▸ **WHAT TO WORK ON**
Any pictures in the records below must be left out when you repeat the lines from the line containing "Clone this chart" through the line containing "import * as d3 from 'd3';" exactly.

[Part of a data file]
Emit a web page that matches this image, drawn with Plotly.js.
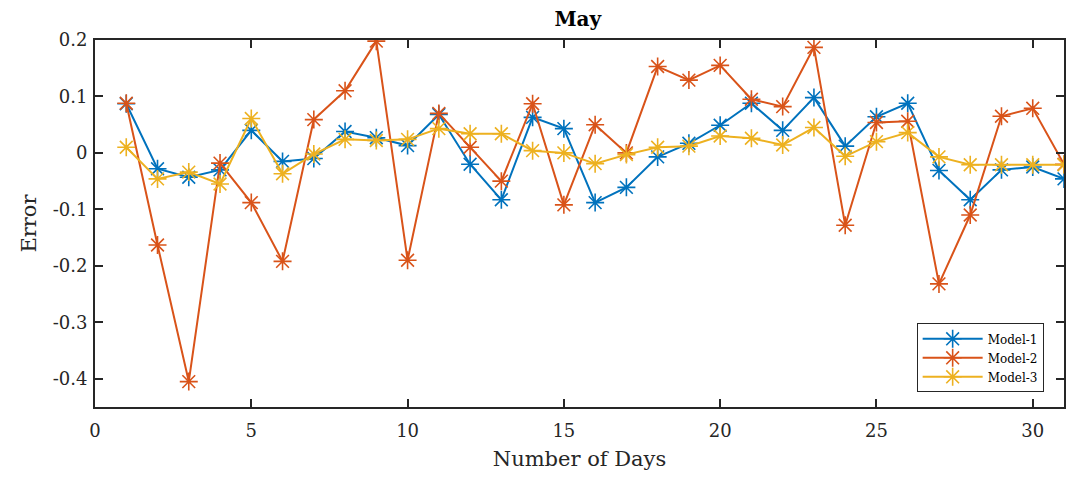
<!DOCTYPE html>
<html><head><meta charset="utf-8">
<script src="https://cdn.plot.ly/plotly-3.0.1.min.js"></script>
<style>body{margin:0;background:#fff}#c{width:1070px;height:479px}</style>
</head><body><div id="c"></div>
<script>
const days = Array.from({length:31},(_,i)=>i+1);
const model1 = [0.087,-0.028,-0.043,-0.030,0.040,-0.015,-0.010,0.038,0.027,0.013,0.068,-0.020,-0.083,0.063,0.043,-0.088,-0.061,-0.007,0.017,0.049,0.088,0.040,0.098,0.012,0.064,0.088,-0.031,-0.083,-0.030,-0.025,-0.046];
const model2 = [0.088,-0.163,-0.405,-0.018,-0.088,-0.192,0.059,0.110,0.198,-0.190,0.070,0.010,-0.050,0.087,-0.092,0.050,0.000,0.153,0.129,0.155,0.095,0.082,0.187,-0.128,0.054,0.056,-0.232,-0.110,0.065,0.079,-0.020];
const model3 = [0.010,-0.046,-0.034,-0.055,0.061,-0.037,-0.002,0.024,0.022,0.024,0.043,0.034,0.034,0.004,0.000,-0.019,-0.003,0.010,0.012,0.030,0.026,0.014,0.045,-0.006,0.020,0.036,-0.007,-0.021,-0.021,-0.021,-0.021];
const seriesNames = ['Model-1','Model-2','Model-3'];
const colors = ['#0072BD','#D95319','#EDB120'];
const xTickVals = [0,5,10,15,20,25,30];
const yTickVals = [-0.4,-0.3,-0.2,-0.1,0,0.1,0.2];
const yTickText = ['-0.4','-0.3','-0.2','-0.1','0','0.1','0.2'];

const font = 'DejaVu Serif, serif';
const data = [model1, model2, model3].map((ys,i)=>({
  x: days, y: ys, name: seriesNames[i], type:'scatter', mode:'lines+markers',
  line:{color:colors[i], width:2},
  marker:{symbol:'asterisk-open', size:15, color:colors[i], line:{color:colors[i], width:1.6}}
}));
const axisCommon = {showgrid:false, zeroline:false, showline:true, mirror:'ticks', linecolor:'#262626', linewidth:2,
  ticks:'inside', ticklen:8, tickwidth:2, tickcolor:'#262626', tickfont:{family:font, size:18, color:'#262626'}};
const layout = {
  width:1070, height:479, paper_bgcolor:'#fff', plot_bgcolor:'#fff',
  margin:{l:95, r:6, t:40, b:72},
  title:{text:'<b>May</b>', font:{family:font, size:20, color:'#000'}, x:0.54, xanchor:'center', y:0.975, yanchor:'top'},
  xaxis:Object.assign({}, axisCommon, {range:[0,31], tickvals:xTickVals, ticklabelstandoff:6,
    title:{text:'Number of Days', font:{family:font, size:21, color:'#262626'}, standoff:12}}),
  yaxis:Object.assign({}, axisCommon, {range:[-0.45,0.2], tickvals:yTickVals, ticktext:yTickText, ticklabelstandoff:2,
    title:{text:'Error', font:{family:font, size:21, color:'#262626'}, standoff:10}}),
  showlegend:true,
  legend:{x:0.979, xanchor:'right', y:0.04, yanchor:'bottom', bgcolor:'#fff', bordercolor:'#262626', borderwidth:1,
    font:{family:font, size:12, color:'#000'}, tracegroupgap:0, itemwidth:60}
};
Plotly.newPlot('c', data, layout, {displayModeBar:false, staticPlot:true});
</script></body></html>
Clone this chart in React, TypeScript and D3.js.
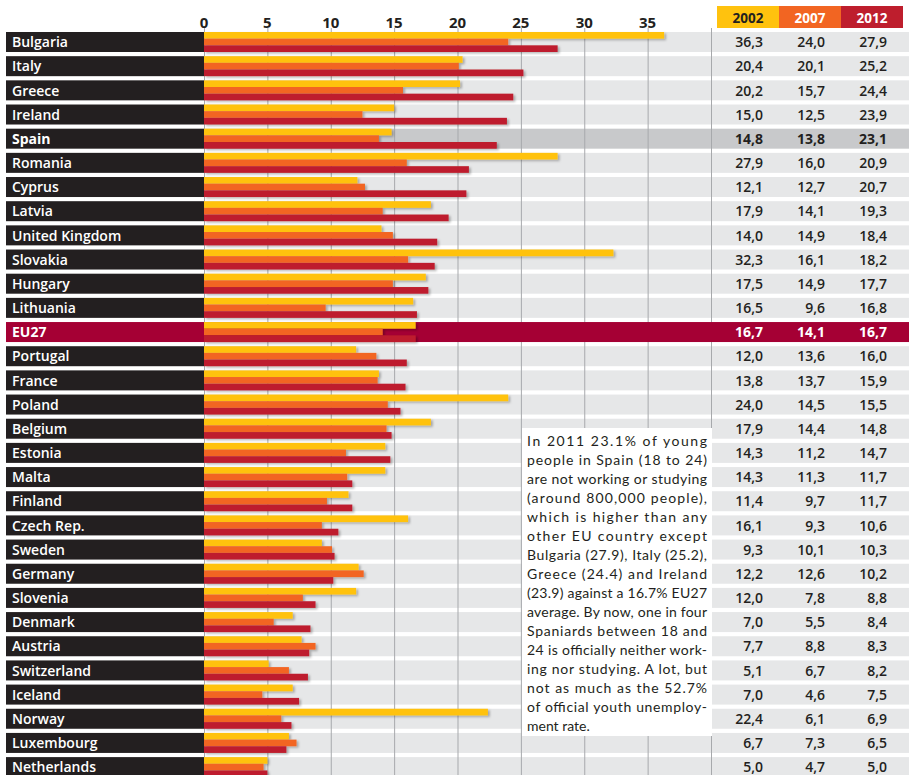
import React from 'react';
import * as d3 from 'd3';

// rows, top to bottom
const countries = [
  'Bulgaria', 'Italy', 'Greece', 'Ireland', 'Spain', 'Romania', 'Cyprus', 'Latvia',
  'United Kingdom', 'Slovakia', 'Hungary', 'Lithuania', 'EU27', 'Portugal', 'France',
  'Poland', 'Belgium', 'Estonia', 'Malta', 'Finland', 'Czech Rep.', 'Sweden', 'Germany',
  'Slovenia', 'Denmark', 'Austria', 'Switzerland', 'Iceland', 'Norway', 'Luxembourg',
  'Netherlands',
];
const years = ['2002', '2007', '2012'];
const v2002 = [36.3, 20.4, 20.2, 15.0, 14.8, 27.9, 12.1, 17.9, 14.0, 32.3, 17.5, 16.5, 16.7, 12.0, 13.8,
  24.0, 17.9, 14.3, 14.3, 11.4, 16.1, 9.3, 12.2, 12.0, 7.0, 7.7, 5.1, 7.0, 22.4, 6.7, 5.0];
const v2007 = [24.0, 20.1, 15.7, 12.5, 13.8, 16.0, 12.7, 14.1, 14.9, 16.1, 14.9, 9.6, 14.1, 13.6, 13.7,
  14.5, 14.4, 11.2, 11.3, 9.7, 9.3, 10.1, 12.6, 7.8, 5.5, 8.8, 6.7, 4.6, 6.1, 7.3, 4.7];
const v2012 = [27.9, 25.2, 24.4, 23.9, 23.1, 20.9, 20.7, 19.3, 18.4, 18.2, 17.7, 16.8, 16.7, 16.0, 15.9,
  15.5, 14.8, 14.7, 11.7, 11.7, 10.6, 10.3, 10.2, 8.8, 8.4, 8.3, 8.2, 7.5, 6.9, 6.5, 5.0];
const tickValues = [0, 5, 10, 15, 20, 25, 30, 35, 40];
const tickLabels = ['0', '5', '10', '15', '20', '25', '30', '35', ''];
const noteLines = [
  'In 2011 23.1% of young',
  'people in Spain (18 to 24)',
  'are not working or studying',
  '(around 800,000 people),',
  'which is higher than any',
  'other EU country except',
  'Bulgaria (27.9), Italy (25.2),',
  'Greece (24.4) and Ireland',
  '(23.9) against a 16.7% EU27',
  'average. By now, one in four',
  'Spaniards between 18 and',
  '24 is officially neither work-',
  'ing nor studying. A lot, but',
  'not as much as the 52.7%',
  'of official youth unemploy-',
  'ment rate.',
];

const series = [v2002, v2007, v2012];
const colors = ['#ffc20e', '#f26522', '#be1e2d'];
const dark = '#231f20';
const font = '"Open Sans", "Noto Sans", sans-serif';

const W = 909;
const H = 775;

const App = () => {
  const x = d3.scaleLinear().domain([0, 40]).range([204, 711]);

  const step = 24.17;
  const y = d3.scaleBand()
    .domain(countries)
    .range([32, 32 + countries.length * step - 4.17])
    .paddingInner(4.17 / step)
    .paddingOuter(0);
  const sub = d3.scaleBand().domain(years).range([0, y.bandwidth()]);

  const col = d3.scaleBand().domain(years).range([717, 903]);
  const loc = d3.formatLocale({ decimal: ',', thousands: '.', grouping: [3], currency: ['', '€'] });
  const fmt = loc.format('.1f');

  const noteY = d3.scaleLinear().domain([0, noteLines.length - 1]).range([446, 731]);

  return (
    <svg width={W} height={H} style={{ position: 'absolute', left: 0, top: 0, background: '#fff' }}
      fontFamily={font}>
      <defs>
        <filter id="sh" x="-5%" y="-50%" width="115%" height="250%">
          <feDropShadow dx="2" dy="1.5" stdDeviation="1" floodColor="#000" floodOpacity="0.28" />
        </filter>
      </defs>

      {/* row backgrounds */}
      {countries.map((c) => (
        <g key={'bg' + c}>
          <rect x={6} y={y(c)} width={198} height={y.bandwidth()} fill={c === 'EU27' ? '#a50034' : dark} />
          {c !== 'EU27' && (
            <rect x={204} y={y(c)} width={W - 204} height={y.bandwidth()}
              fill={c === 'Spain' ? '#c8c9cb' : '#e6e7e8'} />
          )}
        </g>
      ))}

      {/* gridlines */}
      {tickValues.map((t) => (
        <line key={'g' + t} x1={x(t) + 0.5} x2={x(t) + 0.5} y1={28} y2={H}
          stroke="#a7a9ac" strokeWidth={1} />
      ))}

      {/* EU27 row on top of gridlines */}
      <rect x={204} y={y('EU27')} width={W - 204} height={y.bandwidth()} fill="#a50034" />

      {/* tick labels */}
      {tickValues.map((t, i) => (
        <text key={'t' + t} x={x(t)} y={28} textAnchor="middle" fontSize={15}
          fontWeight={700} fill={dark}>{tickLabels[i]}</text>
      ))}

      {/* bars */}
      <g filter="url(#sh)">
        {countries.map((c, i) => (
          <g key={'b' + c}>
            {years.map((yr, k) => (
              <rect key={yr} x={x(0)} y={(y(c) as number) + (sub(yr) as number)}
                width={x(series[k][i]) - x(0)} height={sub.bandwidth()} fill={colors[k]} />
            ))}
          </g>
        ))}
      </g>

      {/* country labels */}
      {countries.map((c) => {
        const strong = c === 'Spain' || c === 'EU27';
        return (
          <text key={'l' + c} x={12} y={(y(c) as number) + y.bandwidth() / 2} dy="0.37em"
            fontSize={14} fontWeight={strong ? 700 : 600} fill="#fff">{c}</text>
        );
      })}

      {/* table header */}
      {years.map((yr, k) => (
        <g key={'h' + yr}>
          <rect x={col(yr)} y={6} width={col.bandwidth()} height={22} fill={colors[k]} />
          <text x={(col(yr) as number) + col.bandwidth() / 2} y={23} textAnchor="middle"
            fontSize={13.5} fontWeight={700} fill={k === 0 ? dark : '#fff'}>{yr}</text>
        </g>
      ))}

      {/* table values */}
      {countries.map((c, i) => {
        const strong = c === 'Spain' || c === 'EU27';
        return years.map((yr, k) => (
          <text key={'v' + c + yr} x={(col(yr) as number) + 46}
            y={(y(c) as number) + y.bandwidth() / 2} dy="0.37em" textAnchor="end"
            fontSize={14} fontWeight={strong ? 700 : 600}
            fill={c === 'EU27' ? '#fff' : dark}>{fmt(series[k][i])}</text>
        ));
      })}

      {/* note box */}
      <rect x={522} y={428} width={190} height={308} fill="#fff" />
      {noteLines.map((ln, i) => {
        const last = i === noteLines.length - 1;
        return (
          <text key={'n' + i} x={527} y={noteY(i)} fontSize={14} fill={dark}
            fontFamily='Lato, "Open Sans", sans-serif'
            {...(last ? {} : { textLength: 180, lengthAdjust: 'spacing' })}>{ln}</text>
        );
      })}
    </svg>
  );
};

export default App;
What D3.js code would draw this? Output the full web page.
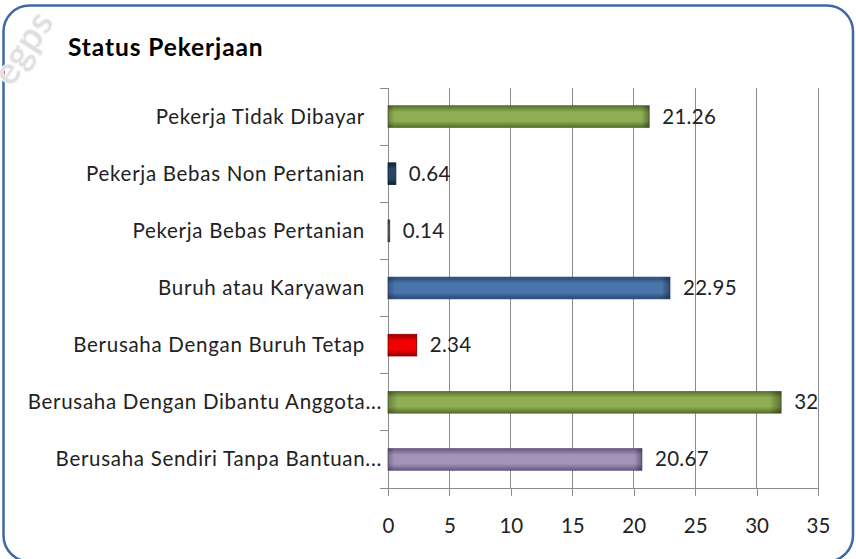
<!DOCTYPE html>
<html><head><meta charset="utf-8">
<script src="https://cdn.jsdelivr.net/npm/d3@7"></script>
<style>html,body{margin:0;padding:0;background:#fff;overflow:hidden}</style>
</head><body>
<script>
const title = "Status Pekerjaan";
const watermark = "egps";
const categories = [
  "Pekerja Tidak Dibayar",
  "Pekerja Bebas Non Pertanian",
  "Pekerja Bebas Pertanian",
  "Buruh atau Karyawan",
  "Berusaha Dengan Buruh Tetap",
  "Berusaha Dengan Dibantu Anggota...",
  "Berusaha Sendiri Tanpa Bantuan..."
];
const values = [21.26, 0.64, 0.14, 22.95, 2.34, 32, 20.67];
const valueLabels = ["21.26", "0.64", "0.14", "22.95", "2.34", "32", "20.67"];
const barColors = [
  ["#90ae53", "#56702c"],
  ["#2a4766", "#101f33"],
  ["#6a6a6a", "#333333"],
  ["#4a75aa", "#284a75"],
  ["#f00000", "#980000"],
  ["#90ae53", "#56702c"],
  ["#a393bb", "#6a5a82"]
];
const xTicks = [0, 5, 10, 15, 20, 25, 30, 35];

(function () {
const W = 856, H = 559;
const svg = d3.select("body").append("svg").attr("width", W).attr("height", H);
const defs = svg.append("defs");

const FONT = "Lato, 'Open Sans', sans-serif";

// frame
svg.append("rect").attr("x", 3.5).attr("y", 5.5).attr("width", 849.5).attr("height", 556)
  .attr("rx", 26).attr("ry", 26).attr("fill", "#fff").attr("stroke", "#3f69a3").attr("stroke-width", 2.5);

// faint watermark in the top-left corner
svg.append("text").attr("transform", "translate(12,88) rotate(-57)")
  .attr("font-family", FONT).attr("font-size", 38).attr("font-weight", 700)
  .attr("fill", "#dedede").attr("stroke", "#f4f4f4").attr("stroke-width", 1)
  .text(watermark);

svg.append("text").attr("x", 68).attr("y", 56)
  .attr("font-family", FONT).attr("font-weight", 700).attr("font-size", 24.5)
  .attr("letter-spacing", 0.9)
  .attr("fill", "#000").text(title);

const pL = 388, pR = 818, pT = 88, pB = 488;
const x = d3.scaleLinear().domain([0, 35]).range([pL, pR]);
const y = d3.scaleBand().domain(categories).range([pT, pB]).paddingInner(0.62).paddingOuter(0.31);

// gridlines
svg.append("g").selectAll("line").data(xTicks.filter(d => d > 0)).join("line")
  .attr("x1", d => x(d)).attr("x2", d => x(d)).attr("y1", pT).attr("y2", pB)
  .attr("stroke", "#8c8c8c").attr("stroke-width", 1).attr("shape-rendering", "crispEdges");

// x axis
const xAxis = svg.append("g").attr("transform", `translate(0,${pB})`)
  .call(d3.axisBottom(x).tickValues(xTicks).tickSize(8).tickPadding(22).tickSizeOuter(0));
xAxis.select(".domain").remove();
xAxis.selectAll(".tick line").attr("stroke", "#8c8c8c").attr("shape-rendering", "crispEdges");
xAxis.selectAll(".tick text").attr("font-family", FONT).attr("font-size", 20.5).attr("fill", "#222");
svg.append("line").attr("x1", pL - 8).attr("x2", pR).attr("y1", pB).attr("y2", pB)
  .attr("stroke", "#8c8c8c").attr("shape-rendering", "crispEdges");

// y axis
const step = (pB - pT) / categories.length;
svg.append("line").attr("x1", pL).attr("x2", pL).attr("y1", pT).attr("y2", pB)
  .attr("stroke", "#8c8c8c").attr("shape-rendering", "crispEdges");
svg.append("g").selectAll("line").data(d3.range(categories.length)).join("line")
  .attr("x1", pL - 8).attr("x2", pL).attr("y1", i => pT + i * step).attr("y2", i => pT + i * step)
  .attr("stroke", "#8c8c8c").attr("shape-rendering", "crispEdges");

svg.append("g").selectAll("text").data(categories).join("text")
  .attr("x", d => d.endsWith("...") ? 382 : 365)
  .attr("y", d => y(d) + y.bandwidth() / 2 + 7)
  .attr("text-anchor", "end").attr("font-family", FONT).attr("font-size", 20.5)
  .attr("letter-spacing", 0.7).attr("fill", "#222")
  .text(d => d);

// gradients
barColors.forEach((c, i) => {
  const gv = defs.append("linearGradient").attr("id", "gv" + i).attr("x1", 0).attr("y1", 0).attr("x2", 0).attr("y2", 1);
  gv.append("stop").attr("offset", "0%").attr("stop-color", c[1]);
  gv.append("stop").attr("offset", "30%").attr("stop-color", c[0]);
  gv.append("stop").attr("offset", "70%").attr("stop-color", c[0]);
  gv.append("stop").attr("offset", "100%").attr("stop-color", c[1]);
});
const gh = defs.append("linearGradient").attr("id", "gh").attr("gradientUnits", "objectBoundingBox")
  .attr("x1", 0).attr("y1", 0).attr("x2", 1).attr("y2", 0);
gh.append("stop").attr("offset", "0%").attr("stop-color", "#000").attr("stop-opacity", 0.25);
gh.append("stop").attr("offset", "2.5%").attr("stop-color", "#000").attr("stop-opacity", 0);
gh.append("stop").attr("offset", "97%").attr("stop-color", "#000").attr("stop-opacity", 0);
gh.append("stop").attr("offset", "100%").attr("stop-color", "#000").attr("stop-opacity", 0.35);

const bars = svg.append("g").selectAll("g").data(categories).join("g");
bars.append("rect")
  .attr("x", x(0)).attr("y", d => y(d))
  .attr("width", (d, i) => x(values[i]) - x(0)).attr("height", y.bandwidth())
  .attr("fill", (d, i) => `url(#gv${i})`)
  .attr("stroke", (d, i) => barColors[i][1]).attr("stroke-width", 0.8);
bars.append("rect")
  .attr("x", x(0)).attr("y", d => y(d))
  .attr("width", (d, i) => x(values[i]) - x(0)).attr("height", y.bandwidth())
  .attr("fill", "url(#gh)");

svg.append("g").selectAll("text").data(categories).join("text")
  .attr("x", (d, i) => x(values[i]) + 13)
  .attr("y", d => y(d) + y.bandwidth() / 2 + 7)
  .attr("font-family", FONT).attr("font-size", 20.5).attr("letter-spacing", 0.3).attr("fill", "#222")
  .text((d, i) => valueLabels[i]);
})();
</script>
</body></html>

▸ **OUTPUT BELOW**
Clone this chart in React, TypeScript and D3.js.
import React from 'react';
import * as d3 from 'd3';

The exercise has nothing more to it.